<<<<

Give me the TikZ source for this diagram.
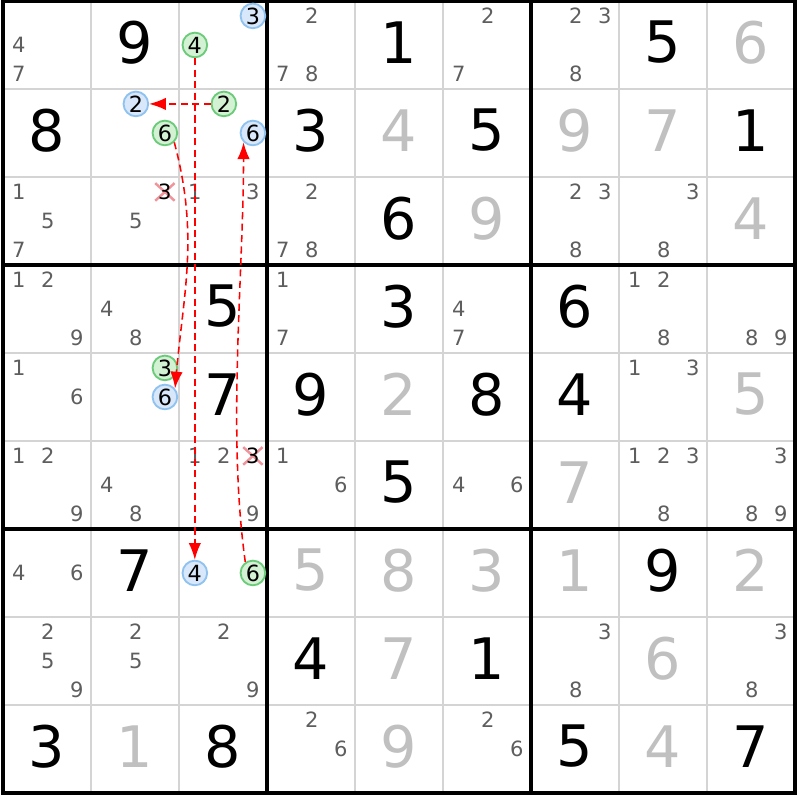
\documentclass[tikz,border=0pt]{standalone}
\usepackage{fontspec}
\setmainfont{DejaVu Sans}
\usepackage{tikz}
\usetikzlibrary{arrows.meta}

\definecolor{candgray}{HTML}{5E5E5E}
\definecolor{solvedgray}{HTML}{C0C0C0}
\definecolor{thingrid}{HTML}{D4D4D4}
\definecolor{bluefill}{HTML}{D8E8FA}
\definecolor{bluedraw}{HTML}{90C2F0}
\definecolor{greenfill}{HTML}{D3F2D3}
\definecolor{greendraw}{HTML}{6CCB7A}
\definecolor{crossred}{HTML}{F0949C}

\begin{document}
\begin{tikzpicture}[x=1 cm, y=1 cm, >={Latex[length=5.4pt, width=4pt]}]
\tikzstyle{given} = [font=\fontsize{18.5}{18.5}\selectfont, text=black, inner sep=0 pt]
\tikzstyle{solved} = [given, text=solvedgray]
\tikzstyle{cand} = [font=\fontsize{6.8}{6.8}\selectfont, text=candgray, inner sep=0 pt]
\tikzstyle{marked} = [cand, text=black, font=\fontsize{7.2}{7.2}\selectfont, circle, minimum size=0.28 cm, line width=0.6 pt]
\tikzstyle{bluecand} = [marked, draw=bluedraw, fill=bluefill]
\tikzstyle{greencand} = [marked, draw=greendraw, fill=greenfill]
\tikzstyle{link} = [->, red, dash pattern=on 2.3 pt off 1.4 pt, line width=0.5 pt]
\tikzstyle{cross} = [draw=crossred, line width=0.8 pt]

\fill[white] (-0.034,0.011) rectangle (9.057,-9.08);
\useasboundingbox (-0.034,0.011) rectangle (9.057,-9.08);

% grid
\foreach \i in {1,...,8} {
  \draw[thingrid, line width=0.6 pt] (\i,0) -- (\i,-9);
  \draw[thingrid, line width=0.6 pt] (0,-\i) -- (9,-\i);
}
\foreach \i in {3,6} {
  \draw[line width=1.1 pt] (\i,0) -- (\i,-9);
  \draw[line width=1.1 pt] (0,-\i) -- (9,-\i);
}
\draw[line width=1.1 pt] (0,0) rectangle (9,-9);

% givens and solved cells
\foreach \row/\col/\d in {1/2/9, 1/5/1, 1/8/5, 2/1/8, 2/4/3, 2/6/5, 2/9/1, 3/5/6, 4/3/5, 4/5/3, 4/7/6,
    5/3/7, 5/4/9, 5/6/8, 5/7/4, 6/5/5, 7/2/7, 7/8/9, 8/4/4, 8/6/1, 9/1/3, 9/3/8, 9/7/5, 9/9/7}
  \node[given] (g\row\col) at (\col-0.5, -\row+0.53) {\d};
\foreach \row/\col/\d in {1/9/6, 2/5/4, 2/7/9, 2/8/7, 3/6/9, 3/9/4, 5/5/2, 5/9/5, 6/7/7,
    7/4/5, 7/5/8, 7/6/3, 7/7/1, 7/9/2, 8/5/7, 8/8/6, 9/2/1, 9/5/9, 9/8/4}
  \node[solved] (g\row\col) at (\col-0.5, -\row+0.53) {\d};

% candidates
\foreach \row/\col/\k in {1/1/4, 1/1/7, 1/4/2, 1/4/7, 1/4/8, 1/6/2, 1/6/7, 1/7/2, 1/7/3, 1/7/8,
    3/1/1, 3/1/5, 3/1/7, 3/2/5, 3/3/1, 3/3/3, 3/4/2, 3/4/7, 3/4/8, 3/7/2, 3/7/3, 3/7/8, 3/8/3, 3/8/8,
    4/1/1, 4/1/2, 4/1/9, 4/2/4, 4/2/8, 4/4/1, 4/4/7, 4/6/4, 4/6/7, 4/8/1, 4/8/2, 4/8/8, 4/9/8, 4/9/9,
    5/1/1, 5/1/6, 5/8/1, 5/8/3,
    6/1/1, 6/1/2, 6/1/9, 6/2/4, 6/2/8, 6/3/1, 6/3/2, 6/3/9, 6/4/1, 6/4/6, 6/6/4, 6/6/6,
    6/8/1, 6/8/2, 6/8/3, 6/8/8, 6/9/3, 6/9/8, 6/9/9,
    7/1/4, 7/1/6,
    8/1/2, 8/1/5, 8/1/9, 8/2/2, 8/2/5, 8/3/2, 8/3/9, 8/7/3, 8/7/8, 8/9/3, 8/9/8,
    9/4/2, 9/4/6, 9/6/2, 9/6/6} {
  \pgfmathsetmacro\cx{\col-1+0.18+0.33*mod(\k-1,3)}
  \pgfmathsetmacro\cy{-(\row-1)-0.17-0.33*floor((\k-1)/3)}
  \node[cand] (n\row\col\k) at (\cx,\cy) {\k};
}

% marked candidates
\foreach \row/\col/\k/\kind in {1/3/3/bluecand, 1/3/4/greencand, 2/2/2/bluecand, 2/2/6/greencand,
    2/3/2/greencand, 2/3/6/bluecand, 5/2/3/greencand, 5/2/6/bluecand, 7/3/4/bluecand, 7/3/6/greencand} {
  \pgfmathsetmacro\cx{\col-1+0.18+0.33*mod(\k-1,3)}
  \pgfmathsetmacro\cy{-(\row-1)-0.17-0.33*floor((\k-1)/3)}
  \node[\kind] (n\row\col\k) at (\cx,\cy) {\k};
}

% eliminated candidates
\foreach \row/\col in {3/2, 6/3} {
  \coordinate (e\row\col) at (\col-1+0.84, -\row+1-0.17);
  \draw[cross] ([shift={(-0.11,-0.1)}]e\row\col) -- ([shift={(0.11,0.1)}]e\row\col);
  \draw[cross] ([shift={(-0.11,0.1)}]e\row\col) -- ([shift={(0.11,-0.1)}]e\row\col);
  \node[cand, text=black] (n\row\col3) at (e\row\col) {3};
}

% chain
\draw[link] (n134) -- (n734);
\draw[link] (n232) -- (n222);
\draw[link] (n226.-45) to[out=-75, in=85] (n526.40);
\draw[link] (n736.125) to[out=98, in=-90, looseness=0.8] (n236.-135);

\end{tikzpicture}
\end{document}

>>>>

◆ Goal: Quote, exactly and only, the lines from the first line of the data above through the line containing "(0,0) rectangle (9,-9);". The pictures do not belong in it.

◆ Complete answer:
Give me the TikZ source for this diagram.
\documentclass[tikz,border=0pt]{standalone}
\usepackage{fontspec}
\setmainfont{DejaVu Sans}
\usepackage{tikz}
\usetikzlibrary{arrows.meta}

\definecolor{candgray}{HTML}{5E5E5E}
\definecolor{solvedgray}{HTML}{C0C0C0}
\definecolor{thingrid}{HTML}{D4D4D4}
\definecolor{bluefill}{HTML}{D8E8FA}
\definecolor{bluedraw}{HTML}{90C2F0}
\definecolor{greenfill}{HTML}{D3F2D3}
\definecolor{greendraw}{HTML}{6CCB7A}
\definecolor{crossred}{HTML}{F0949C}

\begin{document}
\begin{tikzpicture}[x=1 cm, y=1 cm, >={Latex[length=5.4pt, width=4pt]}]
\tikzstyle{given} = [font=\fontsize{18.5}{18.5}\selectfont, text=black, inner sep=0 pt]
\tikzstyle{solved} = [given, text=solvedgray]
\tikzstyle{cand} = [font=\fontsize{6.8}{6.8}\selectfont, text=candgray, inner sep=0 pt]
\tikzstyle{marked} = [cand, text=black, font=\fontsize{7.2}{7.2}\selectfont, circle, minimum size=0.28 cm, line width=0.6 pt]
\tikzstyle{bluecand} = [marked, draw=bluedraw, fill=bluefill]
\tikzstyle{greencand} = [marked, draw=greendraw, fill=greenfill]
\tikzstyle{link} = [->, red, dash pattern=on 2.3 pt off 1.4 pt, line width=0.5 pt]
\tikzstyle{cross} = [draw=crossred, line width=0.8 pt]

\fill[white] (-0.034,0.011) rectangle (9.057,-9.08);
\useasboundingbox (-0.034,0.011) rectangle (9.057,-9.08);

% grid
\foreach \i in {1,...,8} {
  \draw[thingrid, line width=0.6 pt] (\i,0) -- (\i,-9);
  \draw[thingrid, line width=0.6 pt] (0,-\i) -- (9,-\i);
}
\foreach \i in {3,6} {
  \draw[line width=1.1 pt] (\i,0) -- (\i,-9);
  \draw[line width=1.1 pt] (0,-\i) -- (9,-\i);
}
\draw[line width=1.1 pt] (0,0) rectangle (9,-9);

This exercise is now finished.